Most common law jurisdictions treat the relationship as primarily contractual. Terms of service typically grant platforms broad discretion to suspend or terminate, with limited recourse beyond refunds for unused services. Recent litigation in the United States has occasionally pierced this framework when termination implicates statutory rights or constitutes bad faith.

The European Union's Digital Services Act represents a different philosophy. Large platforms must provide statements of reasons for content moderation decisions, offer internal complaint mechanisms, and submit to out-of-court dispute resolution. The framework treats platforms less as private parties exercising freedom of contract and more as quasi-public infrastructure subject to procedural obligations.

Brazil's Marco Civil da Internet and South Korea's platform regulation laws push further still, embedding due process concepts into the user-platform relationship. The underlying question is whether digital property rights are meaningful when the gatekeeper retains unilateral power to revoke them—and what procedural safeguards transform private power into something compatible with substantive ownership.

Takeaway

Property rights are only as robust as the procedures protecting them.
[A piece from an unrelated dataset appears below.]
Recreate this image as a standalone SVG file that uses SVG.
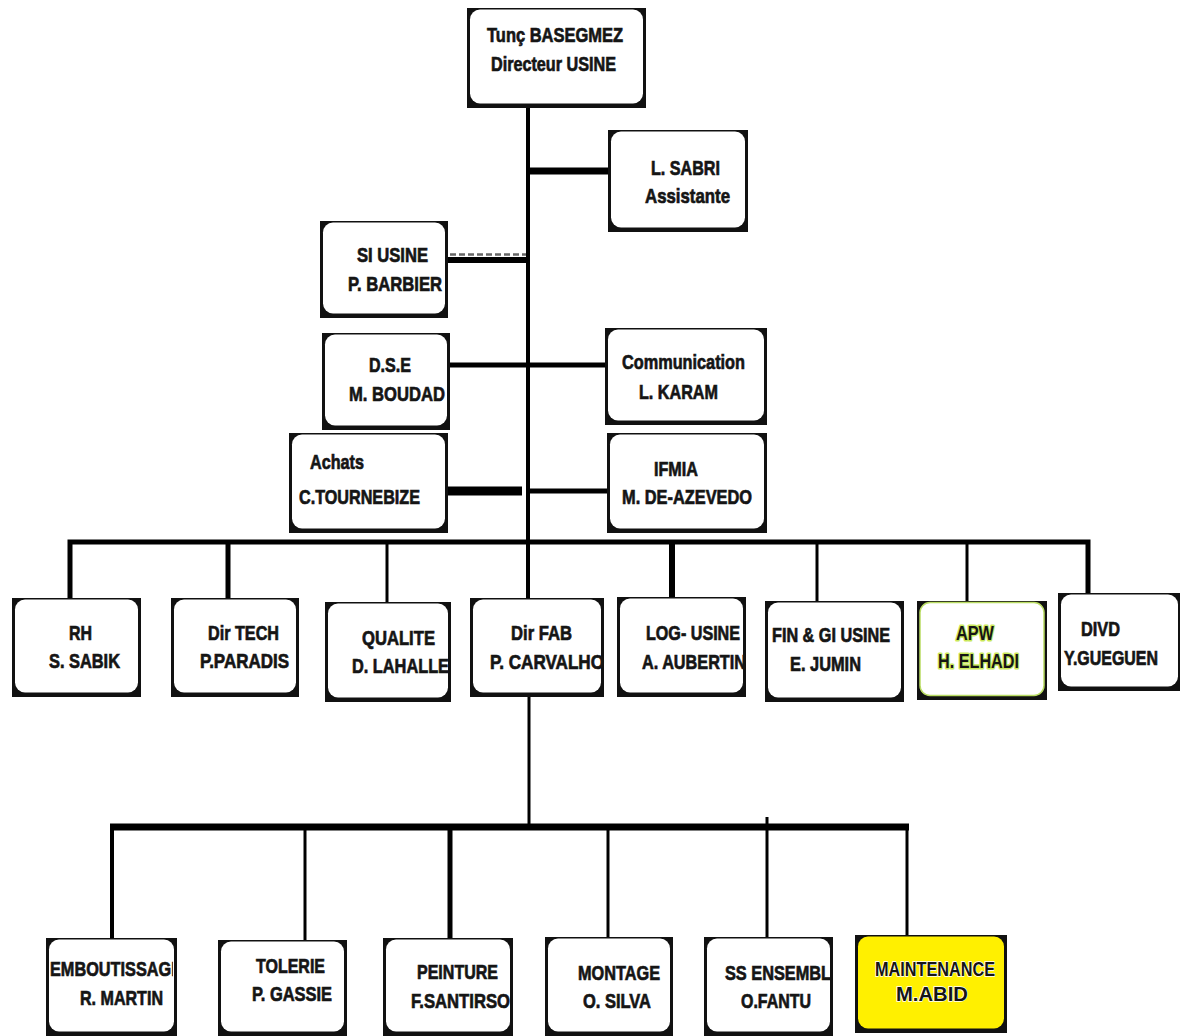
<svg xmlns="http://www.w3.org/2000/svg" width="1180" height="1036" viewBox="0 0 1180 1036">
<style>
.sh{fill:#111}
.bx{fill:#fff}
.t{font-family:"Liberation Sans Narrow","Liberation Sans",Arial,sans-serif;font-weight:bold;font-size:21px;fill:#151515;stroke:#151515;stroke-width:0.7;text-anchor:middle}
.s{text-anchor:start}
.ln{stroke:#000;fill:none;stroke-linecap:butt}
.apwt{stroke:#c9e85a;stroke-width:3;paint-order:stroke;stroke-linejoin:round}
.mt{stroke:#fff;stroke-width:1.5;paint-order:stroke}
</style>
<defs>
<clipPath id="cEmb"><rect x="49" y="930" width="124" height="110"/></clipPath>
<clipPath id="cSS"><rect x="707" y="930" width="124" height="110"/></clipPath>
</defs>
<rect width="1180" height="1036" fill="#fff"/>
<g id="connectors">
<line class="ln" x1="528" y1="106" x2="528" y2="600" stroke-width="4"/>
<line class="ln" x1="528" y1="171" x2="609" y2="171" stroke-width="7"/>
<line class="ln" x1="447" y1="260" x2="528" y2="260" stroke-width="6"/>
<line x1="450" y1="254.5" x2="526" y2="254.5" stroke="#666" stroke-width="2.5" stroke-dasharray="6 3"/>
<line class="ln" x1="449" y1="365" x2="607" y2="365" stroke-width="5"/>
<line class="ln" x1="447" y1="491" x2="522" y2="491" stroke-width="9"/>
<line class="ln" x1="530" y1="491" x2="608" y2="491" stroke-width="5"/>
<path class="ln" d="M70 600 V542 H1088 V596" stroke-width="5"/>
<line class="ln" x1="228" y1="542" x2="228" y2="600" stroke-width="5"/>
<line class="ln" x1="387" y1="542" x2="387" y2="604" stroke-width="3"/>
<line class="ln" x1="672" y1="542" x2="672" y2="599" stroke-width="6"/>
<line class="ln" x1="817" y1="544" x2="817" y2="603" stroke-width="3"/>
<line class="ln" x1="967" y1="542" x2="967" y2="603" stroke-width="3"/>
<line class="ln" x1="529" y1="695" x2="529" y2="827" stroke-width="3"/>
<line class="ln" x1="110" y1="827" x2="909" y2="827" stroke-width="7"/>
<line class="ln" x1="112" y1="827" x2="112" y2="940" stroke-width="4"/>
<line class="ln" x1="907" y1="827" x2="907" y2="936" stroke-width="3"/>
<line class="ln" x1="305" y1="827" x2="305" y2="941" stroke-width="3"/>
<line class="ln" x1="450" y1="827" x2="450" y2="966" stroke-width="5"/>
<line class="ln" x1="608" y1="827" x2="608" y2="938" stroke-width="3"/>
<line class="ln" x1="767" y1="817" x2="767" y2="938" stroke-width="3"/>
</g>
<g id="n-directeur">
<rect class="sh" x="467" y="8" width="179" height="100"/>
<rect class="bx" x="470" y="9.5" width="173" height="94" rx="10"/>
<text class="t" x="555" y="42" textLength="136" lengthAdjust="spacingAndGlyphs">Tunç BASEGMEZ</text>
<text class="t" x="553.5" y="71" textLength="125" lengthAdjust="spacingAndGlyphs">Directeur USINE</text>
</g>
<g id="n-sabri">
<rect class="sh" x="608" y="130" width="140" height="102"/>
<rect class="bx" x="611" y="131.5" width="134" height="96" rx="10"/>
<text class="t" x="685.5" y="175" textLength="69" lengthAdjust="spacingAndGlyphs">L. SABRI</text>
<text class="t" x="687.5" y="203" textLength="85" lengthAdjust="spacingAndGlyphs">Assistante</text>
</g>
<g id="n-si">
<rect class="sh" x="320" y="221" width="128" height="97"/>
<rect class="bx" x="323" y="222.5" width="122" height="91" rx="10"/>
<text class="t" x="392.5" y="262" textLength="71" lengthAdjust="spacingAndGlyphs">SI USINE</text>
<text class="t" x="395" y="291" textLength="94" lengthAdjust="spacingAndGlyphs">P. BARBIER</text>
</g>
<g id="n-dse">
<rect class="sh" x="322" y="333" width="128" height="97"/>
<rect class="bx" x="325" y="334.5" width="122" height="91" rx="10"/>
<text class="t" x="390" y="372" textLength="42" lengthAdjust="spacingAndGlyphs">D.S.E</text>
<text class="t" x="397" y="401" textLength="96" lengthAdjust="spacingAndGlyphs">M. BOUDAD</text>
</g>
<g id="n-comm">
<rect class="sh" x="605" y="328" width="162" height="97"/>
<rect class="bx" x="608" y="329.5" width="156" height="91" rx="10"/>
<text class="t" x="683.5" y="369" textLength="123" lengthAdjust="spacingAndGlyphs">Communication</text>
<text class="t" x="678.5" y="399" textLength="79" lengthAdjust="spacingAndGlyphs">L. KARAM</text>
</g>
<g id="n-achats">
<rect class="sh" x="289" y="433" width="159" height="100"/>
<rect class="bx" x="292" y="434.5" width="153" height="94" rx="10"/>
<text class="t" x="337" y="469" textLength="54" lengthAdjust="spacingAndGlyphs">Achats</text>
<text class="t" x="359.5" y="504" textLength="121" lengthAdjust="spacingAndGlyphs">C.TOURNEBIZE</text>
</g>
<g id="n-ifmia">
<rect class="sh" x="607" y="433" width="160" height="100"/>
<rect class="bx" x="610" y="434.5" width="154" height="94" rx="10"/>
<text class="t" x="676" y="476" textLength="44" lengthAdjust="spacingAndGlyphs">IFMIA</text>
<text class="t" x="687" y="504" textLength="130" lengthAdjust="spacingAndGlyphs">M. DE-AZEVEDO</text>
</g>
<g id="n-rh">
<rect class="sh" x="12" y="598" width="129" height="99"/>
<rect class="bx" x="15" y="599.5" width="123" height="93" rx="10"/>
<text class="t" x="80.5" y="640" textLength="23" lengthAdjust="spacingAndGlyphs">RH</text>
<text class="t" x="84.5" y="668" textLength="71" lengthAdjust="spacingAndGlyphs">S. SABIK</text>
</g>
<g id="n-tech">
<rect class="sh" x="171" y="598" width="128" height="99"/>
<rect class="bx" x="174" y="599.5" width="122" height="93" rx="10"/>
<text class="t" x="243.5" y="640" textLength="71" lengthAdjust="spacingAndGlyphs">Dir TECH</text>
<text class="t" x="244.5" y="668" textLength="89" lengthAdjust="spacingAndGlyphs">P.PARADIS</text>
</g>
<g id="n-qualite">
<rect class="sh" x="325" y="602" width="126" height="100"/>
<rect class="bx" x="328" y="603.5" width="120" height="94" rx="10"/>
<text class="t" x="398.5" y="645" textLength="73" lengthAdjust="spacingAndGlyphs">QUALITE</text>
<text class="t" x="400.5" y="673" textLength="97" lengthAdjust="spacingAndGlyphs">D. LAHALLE</text>
</g>
<g id="n-fab">
<rect class="sh" x="470" y="598" width="134" height="99"/>
<rect class="bx" x="473" y="599.5" width="128" height="93" rx="10"/>
<text class="t" x="541.5" y="640" textLength="61" lengthAdjust="spacingAndGlyphs">Dir FAB</text>
<text class="t" x="547" y="669" textLength="114" lengthAdjust="spacingAndGlyphs">P. CARVALHO</text>
</g>
<g id="n-log">
<rect class="sh" x="617" y="597" width="129" height="100"/>
<rect class="bx" x="620" y="598.5" width="123" height="94" rx="10"/>
<text class="t" x="693" y="640" textLength="94" lengthAdjust="spacingAndGlyphs">LOG- USINE</text>
<text class="t" x="694" y="669" textLength="104" lengthAdjust="spacingAndGlyphs">A. AUBERTIN</text>
</g>
<g id="n-fin">
<rect class="sh" x="765" y="601" width="139" height="101"/>
<rect class="bx" x="768" y="602.5" width="133" height="95" rx="10"/>
<text class="t" x="831" y="642" textLength="118" lengthAdjust="spacingAndGlyphs">FIN &amp; GI USINE</text>
<text class="t" x="825.5" y="671" textLength="71" lengthAdjust="spacingAndGlyphs">E. JUMIN</text>
</g>
<g id="n-apw">
<rect class="sh" x="917" y="601" width="130" height="99"/>
<rect class="bx" x="920" y="602.5" width="124" height="93" rx="10" stroke="#b9dc62" stroke-width="1.5"/>
<text class="t apwt" x="975" y="640" textLength="38" lengthAdjust="spacingAndGlyphs">APW</text>
<text class="t apwt" x="978.5" y="668" textLength="81" lengthAdjust="spacingAndGlyphs">H. ELHADI</text>
</g>
<g id="n-divd">
<rect class="sh" x="1058" y="593" width="122" height="98"/>
<rect class="bx" x="1061" y="594.5" width="117" height="92" rx="10"/>
<text class="t" x="1100.5" y="636" textLength="39" lengthAdjust="spacingAndGlyphs">DIVD</text>
<text class="t" transform="translate(1111 665) scale(0.76 1)" x="0" y="0" font-size="20">Y.GUEGUEN</text>
</g>
<g id="n-emb">
<rect class="sh" x="46" y="938" width="131" height="98"/>
<rect class="bx" x="49" y="939.5" width="125" height="92" rx="10"/>
<text class="t s" x="50" y="976" textLength="132" lengthAdjust="spacingAndGlyphs" clip-path="url(#cEmb)">EMBOUTISSAGE</text>
<text class="t" x="121.5" y="1005" textLength="83" lengthAdjust="spacingAndGlyphs">R. MARTIN</text>
</g>
<g id="n-tol">
<rect class="sh" x="218" y="940" width="129" height="96"/>
<rect class="bx" x="221" y="941.5" width="123" height="90" rx="10"/>
<text class="t" x="290.5" y="973" textLength="69" lengthAdjust="spacingAndGlyphs">TOLERIE</text>
<text class="t" x="292" y="1001" textLength="80" lengthAdjust="spacingAndGlyphs">P. GASSIE</text>
</g>
<g id="n-pein">
<rect class="sh" x="383" y="938" width="130" height="98"/>
<rect class="bx" x="386" y="939.5" width="124" height="92" rx="10"/>
<text class="t" x="457.5" y="979" textLength="81" lengthAdjust="spacingAndGlyphs">PEINTURE</text>
<text class="t" x="460.5" y="1008" textLength="99" lengthAdjust="spacingAndGlyphs">F.SANTIRSO</text>
</g>
<g id="n-mont">
<rect class="sh" x="545" y="937" width="128" height="99"/>
<rect class="bx" x="548" y="938.5" width="122" height="93" rx="10"/>
<text class="t" x="619" y="980" textLength="82" lengthAdjust="spacingAndGlyphs">MONTAGE</text>
<text class="t" x="617" y="1008" textLength="68" lengthAdjust="spacingAndGlyphs">O. SILVA</text>
</g>
<g id="n-ss">
<rect class="sh" x="704" y="937" width="129" height="99"/>
<rect class="bx" x="707" y="938.5" width="123" height="93" rx="10"/>
<text class="t" x="778" y="980" textLength="106" lengthAdjust="spacingAndGlyphs" clip-path="url(#cSS)">SS ENSEMBL</text>
<text class="t" x="776" y="1008" textLength="70" lengthAdjust="spacingAndGlyphs">O.FANTU</text>
</g>
<g id="n-maint">
<rect class="sh" x="855" y="935" width="152" height="98"/>
<rect x="858" y="936.5" width="146" height="92" rx="10" fill="#fff000"/>
<text class="t mt" x="935" y="976" textLength="120" lengthAdjust="spacingAndGlyphs">MAINTENANCE</text>
<text class="t mt" x="932" y="1001" font-size="23" textLength="72" lengthAdjust="spacingAndGlyphs">M.ABID</text>
</g>
</svg>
Without meaningful constraints on revocation, digital ownership remains a privilege rather than a right.

The divergence in digital property law is not a temporary inconsistency awaiting harmonisation. It reflects genuine disagreement about the relationship between individuals, corporations, and the things we increasingly value.

Some systems prioritise contractual freedom and platform innovation. Others elevate consumer expectations and procedural fairness. Each approach carries trade-offs in flexibility, predictability, and protection.

For practitioners and policymakers, the comparative lens reveals possibilities. The question is no longer whether digital property deserves recognition, but which conceptual framework best serves the values a society holds dear—and whether those values can survive the gravitational pull of global platforms.